## What is expected:
Find all lines in the listing that include the word "this", then copy them.

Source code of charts
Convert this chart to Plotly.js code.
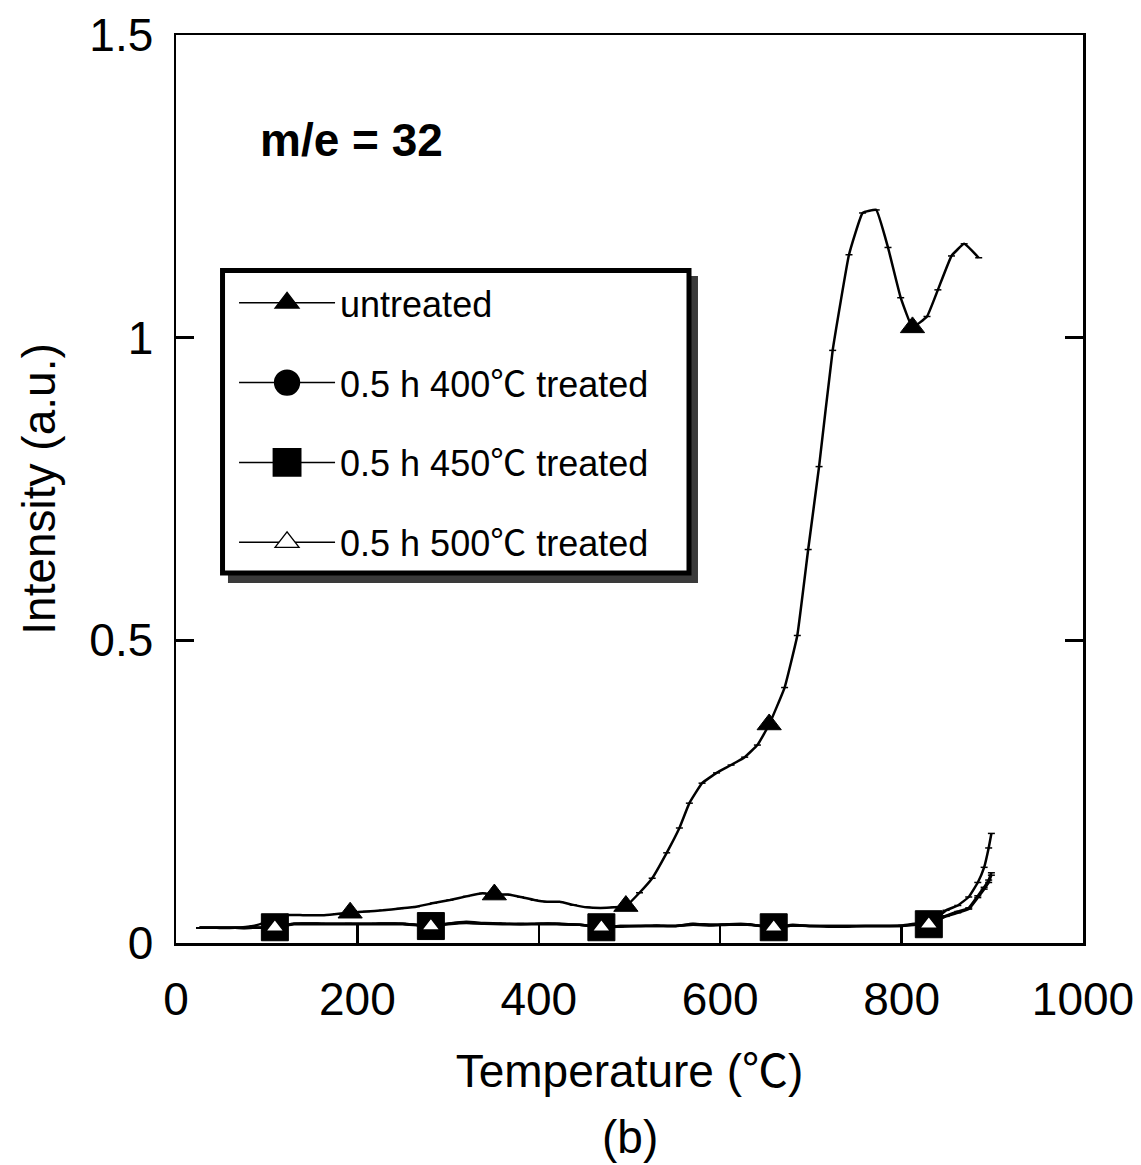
<!DOCTYPE html>
<html>
<head>
<meta charset="utf-8">
<script src="https://cdn.plot.ly/plotly-3.0.1.min.js"></script>
<style>html,body{margin:0;padding:0;background:#fff;}#chart{width:1141px;height:1165px;}</style>
</head>
<body>
<div id="chart"></div>
<script>
// ---- data ----
var tempUntreated = [26, 45, 65, 85, 100, 118, 140, 162, 177, 192, 210, 228, 247, 265, 284, 302, 320, 338, 351, 366, 380, 395, 409, 423, 438, 453, 468, 483, 496, 511, 525, 541, 555, 566, 580, 596, 612, 627, 641, 654, 671, 685, 697, 709, 724, 742, 757, 772, 785, 799, 812, 828, 840, 855, 869, 885];
var intUntreated = [0.025, 0.025, 0.025, 0.028, 0.035, 0.046, 0.046, 0.046, 0.048, 0.050, 0.052, 0.054, 0.057, 0.060, 0.066, 0.071, 0.077, 0.082, 0.080, 0.080, 0.076, 0.071, 0.068, 0.068, 0.063, 0.059, 0.058, 0.059, 0.061, 0.083, 0.107, 0.149, 0.190, 0.231, 0.264, 0.281, 0.294, 0.307, 0.327, 0.361, 0.422, 0.508, 0.650, 0.787, 0.979, 1.137, 1.206, 1.211, 1.149, 1.066, 1.017, 1.035, 1.079, 1.135, 1.155, 1.132];
var markUntreated = [9, 18, 28, 39, 50];

var tempTreated = [26, 45, 65, 85, 109, 130, 160, 190, 220, 250, 281, 300, 320, 340, 360, 380, 400, 420, 445, 469, 490, 510, 530, 550, 570, 590, 610, 630, 659, 680, 700, 720, 740, 760, 780, 800, 815, 830, 849, 862, 874, 884, 891, 896, 899];
var int400 = [0.025, 0.025, 0.025, 0.025, 0.026, 0.032, 0.032, 0.032, 0.032, 0.032, 0.028, 0.032, 0.035, 0.033, 0.032, 0.032, 0.032, 0.032, 0.030, 0.026, 0.028, 0.028, 0.029, 0.028, 0.032, 0.030, 0.031, 0.031, 0.026, 0.030, 0.028, 0.028, 0.028, 0.028, 0.028, 0.029, 0.032, 0.031, 0.054, 0.062, 0.076, 0.100, 0.125, 0.157, 0.181];
var int450 = [0.025, 0.025, 0.025, 0.025, 0.026, 0.032, 0.032, 0.032, 0.032, 0.032, 0.028, 0.032, 0.034, 0.032, 0.032, 0.031, 0.032, 0.032, 0.030, 0.026, 0.028, 0.028, 0.028, 0.028, 0.031, 0.030, 0.031, 0.031, 0.026, 0.029, 0.028, 0.028, 0.028, 0.028, 0.028, 0.028, 0.031, 0.031, 0.045, 0.052, 0.058, 0.078, 0.092, 0.104, 0.116];
var int500 = [0.025, 0.025, 0.025, 0.025, 0.026, 0.031, 0.031, 0.031, 0.031, 0.031, 0.028, 0.031, 0.033, 0.032, 0.031, 0.031, 0.031, 0.031, 0.030, 0.026, 0.027, 0.028, 0.028, 0.028, 0.030, 0.029, 0.030, 0.030, 0.026, 0.029, 0.028, 0.027, 0.027, 0.028, 0.028, 0.028, 0.030, 0.031, 0.044, 0.050, 0.056, 0.075, 0.089, 0.100, 0.112];
var markTreated = [4, 10, 19, 28, 37];

var DEG = '<span style="font-family:Noto Sans CJK SC">℃</span>';
var seriesNames = ['untreated', '0.5 h 400' + DEG + ' treated', '0.5 h 450' + DEG + ' treated', '0.5 h 500' + DEG + ' treated'];
var xTickVals = [0, 200, 400, 600, 800, 1000];
var yTickVals = [0, 0.5, 1, 1.5];
var yTickText = ['0', '0.5', '1', '1.5'];

// ---- build ----
var FONT = 'Liberation Sans, Arial, Noto Sans CJK SC, sans-serif';
function pick(arr, idx) { return idx.map(function (i) { return arr[i]; }); }

var series = [
  {name: seriesNames[0], x: tempUntreated, y: intUntreated, idx: markUntreated,
   marker: {symbol: 'triangle-up', size: 21, color: '#000', line: {color: '#000', width: 1}}},
  {name: seriesNames[1], x: tempTreated, y: int400, idx: markTreated,
   marker: {symbol: 'circle', size: 24, color: '#000', line: {color: '#000', width: 1}}},
  {name: seriesNames[2], x: tempTreated, y: int450, idx: markTreated,
   marker: {symbol: 'square', size: 27, color: '#000', line: {color: '#000', width: 1}}},
  {name: seriesNames[3], x: tempTreated, y: int500, idx: markTreated,
   marker: {symbol: 'triangle-up', size: 16, color: '#fff', line: {color: '#000', width: 1.5}}}
];

var traces = [];
series.forEach(function (s) {
  traces.push({
    x: s.x, y: s.y, type: 'scatter', mode: 'lines+markers', showlegend: false, hoverinfo: 'skip',
    line: {color: '#000', width: 2.5, shape: 'spline', smoothing: 0.3},
    marker: {symbol: 'line-ew', size: 5, line: {color: '#000', width: 1.5}}
  });
});
series.forEach(function (s) {
  traces.push({
    x: pick(s.x, s.idx), y: pick(s.y, s.idx), type: 'scatter', mode: 'markers', showlegend: false,
    name: s.name, marker: s.marker, cliponaxis: false
  });
});
series.forEach(function (s, i) {
  traces.push({
    x: [null], y: [null], type: 'scatter', mode: 'lines+markers', name: s.name, legendgroup: 'g' + i,
    line: {color: '#000', width: 1.5},
    marker: {symbol: s.marker.symbol, size: 16, color: s.marker.color, line: {color: '#000', width: 1}}
  });
});

var layout = {
  width: 1141, height: 1165,
  paper_bgcolor: '#fff', plot_bgcolor: '#fff',
  margin: {l: 176, r: 58, t: 35, b: 222},
  font: {family: FONT, color: '#000', size: 46},
  showlegend: true,
  xaxis: {
    range: [0, 1000], tickvals: xTickVals, ticks: 'inside', ticklen: 18, tickwidth: 2.5, tickcolor: '#000',
    showline: true, linecolor: '#000', linewidth: 2.5, mirror: true, showgrid: false, zeroline: false,
    tickfont: {size: 46, family: FONT}, ticklabelstandoff: 14,
    title: {text: 'Temperature (' + DEG + ')', font: {size: 46, family: FONT}, standoff: 31}
  },
  yaxis: {
    range: [0, 1.5], tickvals: yTickVals, ticktext: yTickText, ticks: 'inside', ticklen: 18, tickwidth: 2.5, tickcolor: '#000',
    showline: true, linecolor: '#000', linewidth: 2.5, mirror: 'ticks', showgrid: false, zeroline: false,
    tickfont: {size: 46, family: FONT}, ticklabelstandoff: 11,
    title: {text: 'Intensity (a.u.)', font: {size: 46, family: FONT}, standoff: 19}
  },
  legend: {
    x: 0.064, y: 0.738, xanchor: 'left', yanchor: 'top',
    bgcolor: 'rgba(0,0,0,0)', borderwidth: 0,
    font: {size: 36, family: FONT, color: '#000'},
    itemwidth: 96, tracegroupgap: 30, traceorder: 'grouped'
  },
  shapes: [
    {type: 'rect', xref: 'paper', yref: 'paper', x0: 0.0573, x1: 0.5755, y0: 0.3965, y1: 0.7346,
     fillcolor: '#3a3a3a', line: {width: 0}, layer: 'above'},
    {type: 'rect', xref: 'paper', yref: 'paper', x0: 0.0513, x1: 0.5656, y0: 0.4075, y1: 0.7406,
     fillcolor: '#fff', line: {color: '#000', width: 5}, layer: 'above'}
  ],
  annotations: [
    {text: '<b>m/e = 32</b>', xref: 'paper', yref: 'paper', x: 0.090, y: 0.884, xanchor: 'left', yanchor: 'middle',
     showarrow: false, font: {size: 46, family: FONT, color: '#000'}},
    {text: '(b)', xref: 'paper', yref: 'paper', x: 0.5, y: -0.2137, xanchor: 'center', yanchor: 'middle',
     showarrow: false, font: {size: 46, family: FONT, color: '#000'}}
  ]
};

Plotly.newPlot('chart', traces, layout, {displayModeBar: false, staticPlot: true}).then(function (gd) {
  var scales = [1.3, 1.55, 1.7, 1.3];
  var pts = gd.querySelectorAll('.legend .traces');
  pts.forEach(function (t, i) {
    t.querySelectorAll('.legendpoints path.scatterpts').forEach(function (p) {
      var tr = p.getAttribute('transform') || '';
      p.setAttribute('transform', tr + ' scale(' + scales[i % 4] + ')');
    });
  });
});
</script>
</body>
</html>
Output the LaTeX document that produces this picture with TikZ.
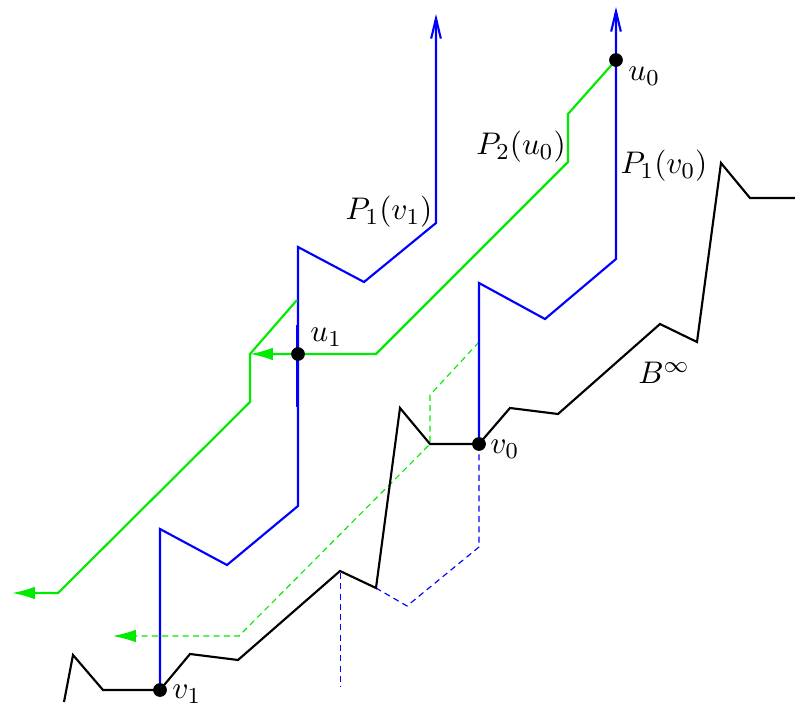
\documentclass[tikz,border=0pt]{standalone}
\usepackage{amsmath,amssymb}
\usepackage{tikz}
\usetikzlibrary{arrows.meta,positioning}
\definecolor{pathBlue}{RGB}{0,0,255}
\definecolor{pathGreen}{RGB}{0,235,0}
\tikzset{
  bluepath/.style={pathBlue, line width=0.75pt},
  greenpath/.style={pathGreen, line width=0.75pt},
  bluedash/.style={pathBlue, line width=0.4pt, dash pattern=on 2.1pt off 1.5pt},
  greendash/.style={pathGreen, line width=0.4pt, dash pattern=on 2.1pt off 1.5pt},
  boundary/.style={black, line width=0.75pt},
  greentip/.style={-{Latex[length=8pt,width=4.4pt]}},
  bluetip/.style={-{Straight Barb[length=7pt,width=3.4pt]}},
  vertexdot/.style={fill=black},
  vlabel/.style={inner sep=1pt, font=\fontsize{10.95}{13}\selectfont}
}
\begin{document}
\begin{tikzpicture}[x=0.35pt,y=-0.35pt]
\useasboundingbox (0,0) rectangle (795,709);

% vertices
\coordinate (v1) at (160,690);
\coordinate (v0) at (479,444);
\coordinate (u1) at (298,354);
\coordinate (u0) at (616,60);

% dashed continuations
\draw[bluedash] (v0)--(479,547)--(407,606)--(376,588);
\draw[bluedash] (340.5,573)--(340.5,687);
\draw[greendash, greentip] (479,342)--(430,395)--(430,444)--(239,636)--(113,636);

% boundary B^infty
\draw[boundary] (64,702)--(73,655)--(103,690)--(v1)--(190,654)--(238,660)
  --(340,571)--(376,588)--(400,408)--(430,444)--(v0)--(510,408)--(558,414)
  --(660,324)--(697,342)--(721,163)--(750,198)--(795,198);

% blue paths P_1
\draw[bluepath, bluetip] (v1)--(160,529)--(227,565)--(298,506)--(298,247)
  --(364,282)--(436,223)--(436,14);
\draw[bluepath] (297.3,325)--(297.3,407);
\draw[bluepath, bluetip] (v0)--(479,283)--(545,319)--(616,259)--(616,7);

% green paths P_2
\draw[greenpath, greentip] (u0)--(568,114)--(568,162)--(376,354)--(u1)--(250,354);
\draw[greenpath, greentip] (297,300)--(250,354)--(250,402)--(58,593)--(12,593);

% dots
\foreach \p in {v0,v1,u0,u1} \fill[vertexdot] (\p) circle (2.4pt);

% labels
\node[vlabel, anchor=north west] (lu0) at (625,64) {$u_0$};
\node[vlabel, anchor=south west] (lu1) at (307,350) {$u_1$};
\node[vlabel, anchor=north west] (lv0) at (487,437) {$v_0$};
\node[vlabel, anchor=north west] (lv1) at (169,682) {$v_1$};
\node[vlabel] (lp1v1) at (389,212) {$P_1(v_1)$};
\node[vlabel] (lp2u0) at (521,147) {$P_2(u_0)$};
\node[vlabel] (lp1v0) at (664,166) {$P_1(v_0)$};
\node[vlabel] (lbinf) at (664,373) {$B^\infty$};
\end{tikzpicture}
\end{document}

## Exercise answer:
Convert this chart to Plotly.js code.
Output the LaTeX document that produces this picture with TikZ.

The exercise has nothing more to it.